Atteindre un niveau vs avoir un niveau
On a dit qu’il était possible de maîtriser une langue en un mois. Alors il suffirait de travailler dur pendant un mois, et ça y est, on parle la langue ?
Je voudrais ici parler de la différence entre atteindre un niveau et avoir un niveau. Prenons la situation suivante : vous décidez d’apprendre par cœur un poème long de deux pages ; pour cela, vous le répétez nuit et jour pendant une semaine, jusqu’à le connaître sur le bout des doigts, puis du jour au lendemain vous arrêtez de le répéter. Que se passerait-il ? Vous souviendriez-vous toujours du poème une semaine plus tard ? Un mois plus tard ? Un an ?

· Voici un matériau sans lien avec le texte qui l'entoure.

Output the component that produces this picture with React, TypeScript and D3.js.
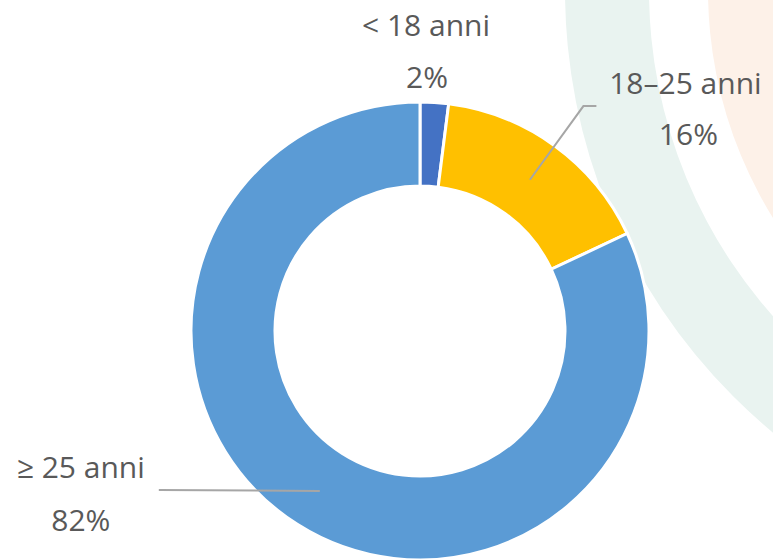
import React, { useEffect, useRef } from 'react';
import * as d3 from 'd3';

const categories = ['< 18 anni', '18–25 anni', '≥ 25 anni'];
const shares = [2, 16, 82];
const sliceColors = ['#4472C4', '#FFC000', '#5B9BD5'];

const W = 773;
const H = 560;

const App = () => {
  const svgRef = useRef<SVGSVGElement>(null);

  useEffect(() => {
    const svg = d3.select(svgRef.current);
    svg.selectAll('*').remove();

    const cx = 420;
    const cy = 331;
    const outerR = 229;
    const innerR = 145;

    // decorative background bands (top right)
    const bg = svg.append('g').attr('transform', 'translate(1140,-10)');
    bg.append('path')
      .attr('d', d3.arc()({ innerRadius: 300, outerRadius: 432, startAngle: Math.PI, endAngle: Math.PI * 2 }) as string)
      .attr('fill', '#fdf1e8');
    bg.append('path')
      .attr('d', d3.arc()({ innerRadius: 491, outerRadius: 575, startAngle: Math.PI, endAngle: Math.PI * 2 }) as string)
      .attr('fill', '#e9f3f0');

    const data = categories.map((c, i) => ({ name: c, value: shares[i], color: sliceColors[i] }));
    const pie = d3.pie<any>().sort(null).value(d => d.value);
    const arcs = pie(data);
    const arc = d3.arc<any>().innerRadius(innerR).outerRadius(outerR);

    const g = svg.append('g').attr('transform', `translate(${cx},${cy})`);
    g.selectAll('path.slice')
      .data(arcs)
      .enter()
      .append('path')
      .attr('class', 'slice')
      .attr('d', arc)
      .attr('fill', d => d.data.color)
      .attr('stroke', '#fff')
      .attr('stroke-width', 3);

    const polar = (a: number, r: number) => [cx + r * Math.sin(a), cy - r * Math.cos(a)];
    const font = "'Open Sans', sans-serif";
    const txt = (x: number, y: number, s: string) =>
      svg.append('text')
        .attr('x', x)
        .attr('y', y)
        .attr('text-anchor', 'middle')
        .style('font-family', font)
        .style('font-size', '30px')
        .attr('fill', '#595959')
        .text(s);

    const leader = (pts: number[][]) =>
      svg.append('path')
        .attr('d', d3.line()(pts as [number, number][]))
        .attr('fill', 'none')
        .attr('stroke', '#a6a6a6')
        .attr('stroke-width', 2);

    arcs.forEach((a, i) => {
      const mid = (a.startAngle + a.endAngle) / 2;
      const [mx, my] = arc.centroid(a);
      const c = [cx + mx, cy + my];
      const pct = `${a.data.value}%`;
      if (i === 0) {
        txt(cx + 6, cy - outerR - 66, a.data.name);
        txt(cx + 7, cy - outerR - 14, pct);
      } else if (i === 1) {
        const e = polar(mid, 278);
        leader([c, e, [e[0] + 13, e[1]]]);
        txt(e[0] + 102, e[1] - 12, a.data.name);
        txt(e[0] + 105, e[1] + 39, pct);
      } else {
        const end = [c[0] - 161, c[1] + 1];
        leader([[c[0], c[1] + 2], end]);
        txt(end[0] - 78, c[1] - 11, a.data.name);
        txt(end[0] - 78, c[1] + 42, pct);
      }
    });
  }, []);

  return (
    <svg
      ref={svgRef}
      width={W}
      height={H}
      style={{ position: 'absolute', left: 0, top: 0, background: '#fff' }}
    />
  );
};

export default App;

Non, vous l’oublierez. Quelques fragments, quelques mots pourraient vous rester en mémoire, mais le reste peu à peu disparaîtra de vos souvenirs, jusqu’à ce qu’il ne reste plus grand-chose.
Connaître parfaitement une chose à un point donné ne signifie pas la connaître définitivement. Atteindre un niveau ne signifie par avoir durablement un niveau.
De même qu’avec le poème, vous pouvez travailler comme un(e) acharné(e) jusqu’à maîtriser de manière remarquable une langue en un temps record. Disons en un mois. Content(e) de vous, vous arrêtez. C’est bon, vous connaissez la langue, le travail est fait. Que se passe-t-il ?
Il se passe que tout ce que vos efforts intensifs vous auront permis de retenir, vous allez l’oublier si vous ne pratiquez plus la langue.
Il y a un lien direct entre le temps de formation d’une connaissance et la pérennité de cet apprentissage. Autrement dit, plus on a appris durant longtemps, et plus lentement on oubliera. Une personne A qui a un niveau X dans une langue après l’avoir apprise en un mois l’oubliera beaucoup plus vite qu’une personne B qui a le même niveau X dans cette langue, mais qui l’apprend depuis des années. La personne B n’oubliera rien ou presque si elle ne pratique pas pendant quelques semaines ; la personne A, elle, oubliera tout ou presque.
Le temps respecte ce qui respecte le temps. Cette idée est applicable à toutes les formes d’apprentissage : ce qui est appris vite s’oublie vite, ce qui est appris lentement s’oublie lentement. On peut comparer la chose apprise à une construction. On peut construire rapidement une maison, en quelques jours on peut réussir à faire un cabanon en bois ; mais à la moindre intempérie, il prendra l’eau, s’abîmera, s’effondrera. À l’inverse, la construction d’une cathédrale demande des décennies, parfois des siècles. Mais elle sera solide comme un roc, inaltérable face aux tempêtes et aux ouragans, insensible aux années qui passent. Le temps respecte ce qui respecte le temps. Construisez une cathédrale, pas un cabanon.
En résumé, on peut maîtriser très vite si l’on sait s’y prendre, mais on oublie tout aussi vite si on ne pratique pas une fois le niveau voulu atteint. Comment vaincre la fatalité de l’oubli, alors ? Une réponse : en donnant le temps au temps.
Maîtriser durablement une langue est un travail sur le long terme, peu importe à quelle vitesse vous atteindrez un niveau respectable dans la langue. L’apprentissage d’une langue n’est pas un sprint, mais un marathon.
Afin de ne pas oublier la langue une fois que vous êtes satisfait(e) de votre niveau, vous pouvez ou bien continuer de l’étudier et la pratiquer comme sujet d’apprentissage, ou bien passer à un emploi réel de la langue afin de ne plus l’étudier, mais l’utiliser. Parler avec des amis qui parlent la langue, l’utiliser au travail, lire des livres et articles, regarder des films, écrire dans la langue… toutes les activités de votre quotidien où vous utilisez votre langue maternelle sont transposables à une autre langue.
La formule idéale est, à mon avis, un mélange d’usage réel de la langue et d’étude, afin de non seulement maintenir votre niveau, mais aussi de toujours progresser tout en prenant plaisir et en profitant de votre maîtrise de la langue.